WRITTEN REQUEST:
Each line of the material must be repeated precisely, with the pictures left out.

=== INFORMATION SUPPLIED ===

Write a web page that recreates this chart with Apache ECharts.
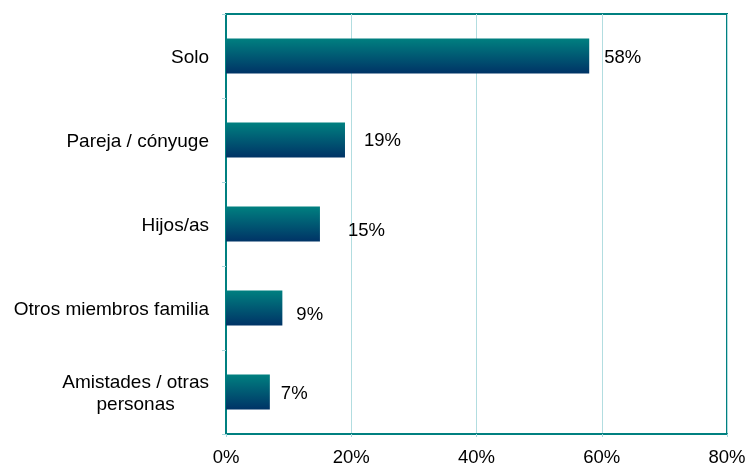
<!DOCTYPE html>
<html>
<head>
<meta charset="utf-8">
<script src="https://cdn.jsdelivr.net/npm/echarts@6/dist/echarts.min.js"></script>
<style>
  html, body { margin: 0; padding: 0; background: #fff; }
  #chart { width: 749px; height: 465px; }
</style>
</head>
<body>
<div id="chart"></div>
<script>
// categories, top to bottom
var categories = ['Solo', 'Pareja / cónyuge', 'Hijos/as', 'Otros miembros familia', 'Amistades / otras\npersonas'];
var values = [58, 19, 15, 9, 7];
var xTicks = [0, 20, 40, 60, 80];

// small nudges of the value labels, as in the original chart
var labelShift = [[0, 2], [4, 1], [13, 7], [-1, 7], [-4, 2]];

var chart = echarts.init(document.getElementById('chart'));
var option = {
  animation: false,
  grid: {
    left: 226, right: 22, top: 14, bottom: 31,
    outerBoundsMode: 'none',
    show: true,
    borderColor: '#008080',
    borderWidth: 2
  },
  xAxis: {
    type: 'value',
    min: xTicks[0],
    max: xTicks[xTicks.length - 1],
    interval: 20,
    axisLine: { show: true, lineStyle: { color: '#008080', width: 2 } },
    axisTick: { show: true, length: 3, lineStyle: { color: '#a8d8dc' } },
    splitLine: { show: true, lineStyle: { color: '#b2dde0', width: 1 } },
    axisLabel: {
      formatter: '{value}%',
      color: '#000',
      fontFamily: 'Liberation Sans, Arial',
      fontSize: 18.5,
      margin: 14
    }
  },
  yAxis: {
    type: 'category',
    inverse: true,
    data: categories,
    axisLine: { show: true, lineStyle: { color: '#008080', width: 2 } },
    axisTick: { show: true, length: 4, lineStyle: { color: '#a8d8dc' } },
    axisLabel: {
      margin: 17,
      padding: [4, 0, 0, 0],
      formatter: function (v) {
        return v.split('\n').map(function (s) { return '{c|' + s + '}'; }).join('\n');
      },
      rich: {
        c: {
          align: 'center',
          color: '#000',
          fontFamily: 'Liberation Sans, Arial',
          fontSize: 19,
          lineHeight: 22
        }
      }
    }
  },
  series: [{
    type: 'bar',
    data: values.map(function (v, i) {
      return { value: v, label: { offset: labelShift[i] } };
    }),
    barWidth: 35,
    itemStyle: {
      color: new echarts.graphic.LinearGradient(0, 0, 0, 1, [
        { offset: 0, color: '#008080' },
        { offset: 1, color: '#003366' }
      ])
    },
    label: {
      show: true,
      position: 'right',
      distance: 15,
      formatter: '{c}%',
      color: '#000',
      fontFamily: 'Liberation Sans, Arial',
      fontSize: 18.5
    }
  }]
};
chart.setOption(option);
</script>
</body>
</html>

===

TASK SOLUTION:
Write a web page that recreates this chart with Apache ECharts.
<!DOCTYPE html>
<html>
<head>
<meta charset="utf-8">
<script src="https://cdn.jsdelivr.net/npm/echarts@6/dist/echarts.min.js"></script>
<style>
  html, body { margin: 0; padding: 0; background: #fff; }
  #chart { width: 749px; height: 465px; }
</style>
</head>
<body>
<div id="chart"></div>
<script>
// categories, top to bottom
var categories = ['Solo', 'Pareja / cónyuge', 'Hijos/as', 'Otros miembros familia', 'Amistades / otras\npersonas'];
var values = [58, 19, 15, 9, 7];
var xTicks = [0, 20, 40, 60, 80];

// small nudges of the value labels, as in the original chart
var labelShift = [[0, 2], [4, 1], [13, 7], [-1, 7], [-4, 2]];

var chart = echarts.init(document.getElementById('chart'));
var option = {
  animation: false,
  grid: {
    left: 226, right: 22, top: 14, bottom: 31,
    outerBoundsMode: 'none',
    show: true,
    borderColor: '#008080',
    borderWidth: 2
  },
  xAxis: {
    type: 'value',
    min: xTicks[0],
    max: xTicks[xTicks.length - 1],
    interval: 20,
    axisLine: { show: true, lineStyle: { color: '#008080', width: 2 } },
    axisTick: { show: true, length: 3, lineStyle: { color: '#a8d8dc' } },
    splitLine: { show: true, lineStyle: { color: '#b2dde0', width: 1 } },
    axisLabel: {
      formatter: '{value}%',
      color: '#000',
      fontFamily: 'Liberation Sans, Arial',
      fontSize: 18.5,
      margin: 14
    }
  },
  yAxis: {
    type: 'category',
    inverse: true,
    data: categories,
    axisLine: { show: true, lineStyle: { color: '#008080', width: 2 } },
    axisTick: { show: true, length: 4, lineStyle: { color: '#a8d8dc' } },
    axisLabel: {
      margin: 17,
      padding: [4, 0, 0, 0],
      formatter: function (v) {
        return v.split('\n').map(function (s) { return '{c|' + s + '}'; }).join('\n');
      },
      rich: {
        c: {
          align: 'center',
          color: '#000',
          fontFamily: 'Liberation Sans, Arial',
          fontSize: 19,
          lineHeight: 22
        }
      }
    }
  },
  series: [{
    type: 'bar',
    data: values.map(function (v, i) {
      return { value: v, label: { offset: labelShift[i] } };
    }),
    barWidth: 35,
    itemStyle: {
      color: new echarts.graphic.LinearGradient(0, 0, 0, 1, [
        { offset: 0, color: '#008080' },
        { offset: 1, color: '#003366' }
      ])
    },
    label: {
      show: true,
      position: 'right',
      distance: 15,
      formatter: '{c}%',
      color: '#000',
      fontFamily: 'Liberation Sans, Arial',
      fontSize: 18.5
    }
  }]
};
chart.setOption(option);
</script>
</body>
</html>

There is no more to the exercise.